**AIM:**
Skip the pictures and extract all of the lines exactly as written.

**SOURCE MATERIAL:**

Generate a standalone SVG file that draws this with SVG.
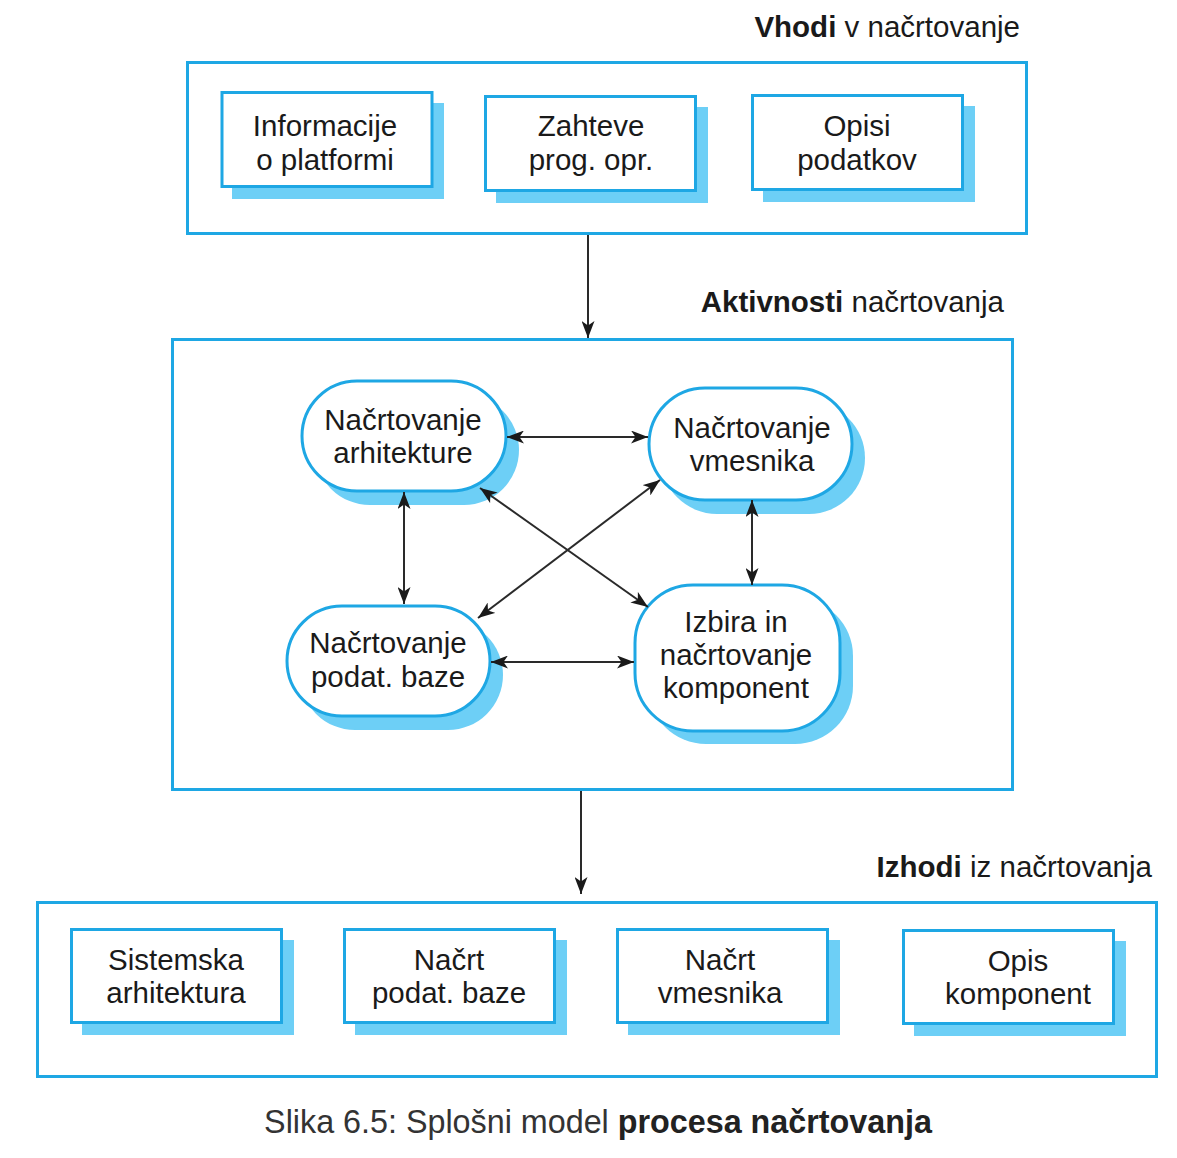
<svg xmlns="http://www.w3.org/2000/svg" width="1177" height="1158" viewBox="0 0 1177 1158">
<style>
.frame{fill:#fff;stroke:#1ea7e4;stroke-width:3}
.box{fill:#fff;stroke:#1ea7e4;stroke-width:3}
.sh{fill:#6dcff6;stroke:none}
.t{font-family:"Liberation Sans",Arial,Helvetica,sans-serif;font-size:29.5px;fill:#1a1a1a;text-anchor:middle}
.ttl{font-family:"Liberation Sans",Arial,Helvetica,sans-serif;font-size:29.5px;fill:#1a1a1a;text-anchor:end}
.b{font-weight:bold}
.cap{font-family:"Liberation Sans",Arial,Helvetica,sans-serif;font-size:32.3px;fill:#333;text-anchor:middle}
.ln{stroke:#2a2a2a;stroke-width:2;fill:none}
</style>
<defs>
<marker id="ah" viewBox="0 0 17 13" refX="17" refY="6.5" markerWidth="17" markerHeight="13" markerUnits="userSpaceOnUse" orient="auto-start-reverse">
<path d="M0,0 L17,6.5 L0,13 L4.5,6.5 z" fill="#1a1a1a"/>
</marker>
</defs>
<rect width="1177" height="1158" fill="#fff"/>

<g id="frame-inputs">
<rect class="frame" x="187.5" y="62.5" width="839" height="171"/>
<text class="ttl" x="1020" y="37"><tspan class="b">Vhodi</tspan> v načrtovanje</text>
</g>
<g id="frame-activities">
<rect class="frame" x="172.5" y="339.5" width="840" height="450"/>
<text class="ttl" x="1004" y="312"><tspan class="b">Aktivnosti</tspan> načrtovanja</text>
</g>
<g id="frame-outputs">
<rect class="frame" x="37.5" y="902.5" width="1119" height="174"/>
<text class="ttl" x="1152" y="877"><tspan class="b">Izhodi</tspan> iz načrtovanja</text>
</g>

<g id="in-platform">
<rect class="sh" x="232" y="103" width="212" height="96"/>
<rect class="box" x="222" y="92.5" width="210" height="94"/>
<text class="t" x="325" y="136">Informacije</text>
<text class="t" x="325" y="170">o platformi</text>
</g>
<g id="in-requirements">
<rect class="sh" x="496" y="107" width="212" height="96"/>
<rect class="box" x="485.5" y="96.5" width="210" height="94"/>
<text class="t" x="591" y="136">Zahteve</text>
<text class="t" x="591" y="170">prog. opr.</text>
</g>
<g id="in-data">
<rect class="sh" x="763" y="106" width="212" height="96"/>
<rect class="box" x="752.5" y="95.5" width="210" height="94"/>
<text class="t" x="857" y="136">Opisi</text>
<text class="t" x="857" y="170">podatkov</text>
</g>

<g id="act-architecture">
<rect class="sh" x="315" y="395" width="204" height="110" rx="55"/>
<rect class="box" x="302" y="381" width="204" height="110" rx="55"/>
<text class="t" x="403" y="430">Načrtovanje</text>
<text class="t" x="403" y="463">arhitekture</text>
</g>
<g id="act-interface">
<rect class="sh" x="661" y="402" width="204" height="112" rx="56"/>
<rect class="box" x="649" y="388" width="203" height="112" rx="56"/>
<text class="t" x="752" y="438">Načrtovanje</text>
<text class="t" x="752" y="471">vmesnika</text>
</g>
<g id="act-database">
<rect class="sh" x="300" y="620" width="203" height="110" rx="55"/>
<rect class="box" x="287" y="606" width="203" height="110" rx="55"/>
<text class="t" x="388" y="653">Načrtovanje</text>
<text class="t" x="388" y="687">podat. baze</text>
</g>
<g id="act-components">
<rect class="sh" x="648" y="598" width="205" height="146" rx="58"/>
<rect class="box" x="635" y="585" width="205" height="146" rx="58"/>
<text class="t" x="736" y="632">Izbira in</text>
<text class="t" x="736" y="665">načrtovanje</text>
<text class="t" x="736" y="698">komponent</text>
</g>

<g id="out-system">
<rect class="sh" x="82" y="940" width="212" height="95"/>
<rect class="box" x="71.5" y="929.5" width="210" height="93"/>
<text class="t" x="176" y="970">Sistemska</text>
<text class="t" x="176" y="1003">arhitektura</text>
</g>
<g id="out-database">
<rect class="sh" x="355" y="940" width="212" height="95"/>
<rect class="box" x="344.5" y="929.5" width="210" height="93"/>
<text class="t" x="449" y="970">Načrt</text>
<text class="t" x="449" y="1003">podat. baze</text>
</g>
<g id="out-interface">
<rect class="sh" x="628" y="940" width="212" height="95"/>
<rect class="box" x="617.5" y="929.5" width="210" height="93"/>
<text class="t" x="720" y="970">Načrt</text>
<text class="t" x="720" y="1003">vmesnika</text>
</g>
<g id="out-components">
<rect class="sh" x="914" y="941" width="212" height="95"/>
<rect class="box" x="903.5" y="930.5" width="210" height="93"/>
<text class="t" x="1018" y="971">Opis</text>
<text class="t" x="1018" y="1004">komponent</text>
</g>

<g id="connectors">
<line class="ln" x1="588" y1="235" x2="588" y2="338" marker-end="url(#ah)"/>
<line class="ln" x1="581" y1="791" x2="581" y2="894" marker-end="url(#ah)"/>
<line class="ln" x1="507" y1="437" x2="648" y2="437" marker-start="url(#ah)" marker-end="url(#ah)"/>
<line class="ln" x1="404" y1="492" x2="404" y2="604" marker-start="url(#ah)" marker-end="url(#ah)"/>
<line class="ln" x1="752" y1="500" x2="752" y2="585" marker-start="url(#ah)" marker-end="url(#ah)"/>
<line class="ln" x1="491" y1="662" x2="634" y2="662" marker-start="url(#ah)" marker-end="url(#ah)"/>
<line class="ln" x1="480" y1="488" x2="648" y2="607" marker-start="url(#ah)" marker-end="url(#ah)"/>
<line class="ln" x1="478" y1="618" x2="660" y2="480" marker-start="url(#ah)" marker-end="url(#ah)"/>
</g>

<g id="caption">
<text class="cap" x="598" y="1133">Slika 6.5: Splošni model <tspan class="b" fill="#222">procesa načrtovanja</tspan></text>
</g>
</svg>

**RESPONSE:**
Generate a standalone SVG file that draws this with SVG.
<svg xmlns="http://www.w3.org/2000/svg" width="1177" height="1158" viewBox="0 0 1177 1158">
<style>
.frame{fill:#fff;stroke:#1ea7e4;stroke-width:3}
.box{fill:#fff;stroke:#1ea7e4;stroke-width:3}
.sh{fill:#6dcff6;stroke:none}
.t{font-family:"Liberation Sans",Arial,Helvetica,sans-serif;font-size:29.5px;fill:#1a1a1a;text-anchor:middle}
.ttl{font-family:"Liberation Sans",Arial,Helvetica,sans-serif;font-size:29.5px;fill:#1a1a1a;text-anchor:end}
.b{font-weight:bold}
.cap{font-family:"Liberation Sans",Arial,Helvetica,sans-serif;font-size:32.3px;fill:#333;text-anchor:middle}
.ln{stroke:#2a2a2a;stroke-width:2;fill:none}
</style>
<defs>
<marker id="ah" viewBox="0 0 17 13" refX="17" refY="6.5" markerWidth="17" markerHeight="13" markerUnits="userSpaceOnUse" orient="auto-start-reverse">
<path d="M0,0 L17,6.5 L0,13 L4.5,6.5 z" fill="#1a1a1a"/>
</marker>
</defs>
<rect width="1177" height="1158" fill="#fff"/>

<g id="frame-inputs">
<rect class="frame" x="187.5" y="62.5" width="839" height="171"/>
<text class="ttl" x="1020" y="37"><tspan class="b">Vhodi</tspan> v načrtovanje</text>
</g>
<g id="frame-activities">
<rect class="frame" x="172.5" y="339.5" width="840" height="450"/>
<text class="ttl" x="1004" y="312"><tspan class="b">Aktivnosti</tspan> načrtovanja</text>
</g>
<g id="frame-outputs">
<rect class="frame" x="37.5" y="902.5" width="1119" height="174"/>
<text class="ttl" x="1152" y="877"><tspan class="b">Izhodi</tspan> iz načrtovanja</text>
</g>

<g id="in-platform">
<rect class="sh" x="232" y="103" width="212" height="96"/>
<rect class="box" x="222" y="92.5" width="210" height="94"/>
<text class="t" x="325" y="136">Informacije</text>
<text class="t" x="325" y="170">o platformi</text>
</g>
<g id="in-requirements">
<rect class="sh" x="496" y="107" width="212" height="96"/>
<rect class="box" x="485.5" y="96.5" width="210" height="94"/>
<text class="t" x="591" y="136">Zahteve</text>
<text class="t" x="591" y="170">prog. opr.</text>
</g>
<g id="in-data">
<rect class="sh" x="763" y="106" width="212" height="96"/>
<rect class="box" x="752.5" y="95.5" width="210" height="94"/>
<text class="t" x="857" y="136">Opisi</text>
<text class="t" x="857" y="170">podatkov</text>
</g>

<g id="act-architecture">
<rect class="sh" x="315" y="395" width="204" height="110" rx="55"/>
<rect class="box" x="302" y="381" width="204" height="110" rx="55"/>
<text class="t" x="403" y="430">Načrtovanje</text>
<text class="t" x="403" y="463">arhitekture</text>
</g>
<g id="act-interface">
<rect class="sh" x="661" y="402" width="204" height="112" rx="56"/>
<rect class="box" x="649" y="388" width="203" height="112" rx="56"/>
<text class="t" x="752" y="438">Načrtovanje</text>
<text class="t" x="752" y="471">vmesnika</text>
</g>
<g id="act-database">
<rect class="sh" x="300" y="620" width="203" height="110" rx="55"/>
<rect class="box" x="287" y="606" width="203" height="110" rx="55"/>
<text class="t" x="388" y="653">Načrtovanje</text>
<text class="t" x="388" y="687">podat. baze</text>
</g>
<g id="act-components">
<rect class="sh" x="648" y="598" width="205" height="146" rx="58"/>
<rect class="box" x="635" y="585" width="205" height="146" rx="58"/>
<text class="t" x="736" y="632">Izbira in</text>
<text class="t" x="736" y="665">načrtovanje</text>
<text class="t" x="736" y="698">komponent</text>
</g>

<g id="out-system">
<rect class="sh" x="82" y="940" width="212" height="95"/>
<rect class="box" x="71.5" y="929.5" width="210" height="93"/>
<text class="t" x="176" y="970">Sistemska</text>
<text class="t" x="176" y="1003">arhitektura</text>
</g>
<g id="out-database">
<rect class="sh" x="355" y="940" width="212" height="95"/>
<rect class="box" x="344.5" y="929.5" width="210" height="93"/>
<text class="t" x="449" y="970">Načrt</text>
<text class="t" x="449" y="1003">podat. baze</text>
</g>
<g id="out-interface">
<rect class="sh" x="628" y="940" width="212" height="95"/>
<rect class="box" x="617.5" y="929.5" width="210" height="93"/>
<text class="t" x="720" y="970">Načrt</text>
<text class="t" x="720" y="1003">vmesnika</text>
</g>
<g id="out-components">
<rect class="sh" x="914" y="941" width="212" height="95"/>
<rect class="box" x="903.5" y="930.5" width="210" height="93"/>
<text class="t" x="1018" y="971">Opis</text>
<text class="t" x="1018" y="1004">komponent</text>
</g>

<g id="connectors">
<line class="ln" x1="588" y1="235" x2="588" y2="338" marker-end="url(#ah)"/>
<line class="ln" x1="581" y1="791" x2="581" y2="894" marker-end="url(#ah)"/>
<line class="ln" x1="507" y1="437" x2="648" y2="437" marker-start="url(#ah)" marker-end="url(#ah)"/>
<line class="ln" x1="404" y1="492" x2="404" y2="604" marker-start="url(#ah)" marker-end="url(#ah)"/>
<line class="ln" x1="752" y1="500" x2="752" y2="585" marker-start="url(#ah)" marker-end="url(#ah)"/>
<line class="ln" x1="491" y1="662" x2="634" y2="662" marker-start="url(#ah)" marker-end="url(#ah)"/>
<line class="ln" x1="480" y1="488" x2="648" y2="607" marker-start="url(#ah)" marker-end="url(#ah)"/>
<line class="ln" x1="478" y1="618" x2="660" y2="480" marker-start="url(#ah)" marker-end="url(#ah)"/>
</g>

<g id="caption">
<text class="cap" x="598" y="1133">Slika 6.5: Splošni model <tspan class="b" fill="#222">procesa načrtovanja</tspan></text>
</g>
</svg>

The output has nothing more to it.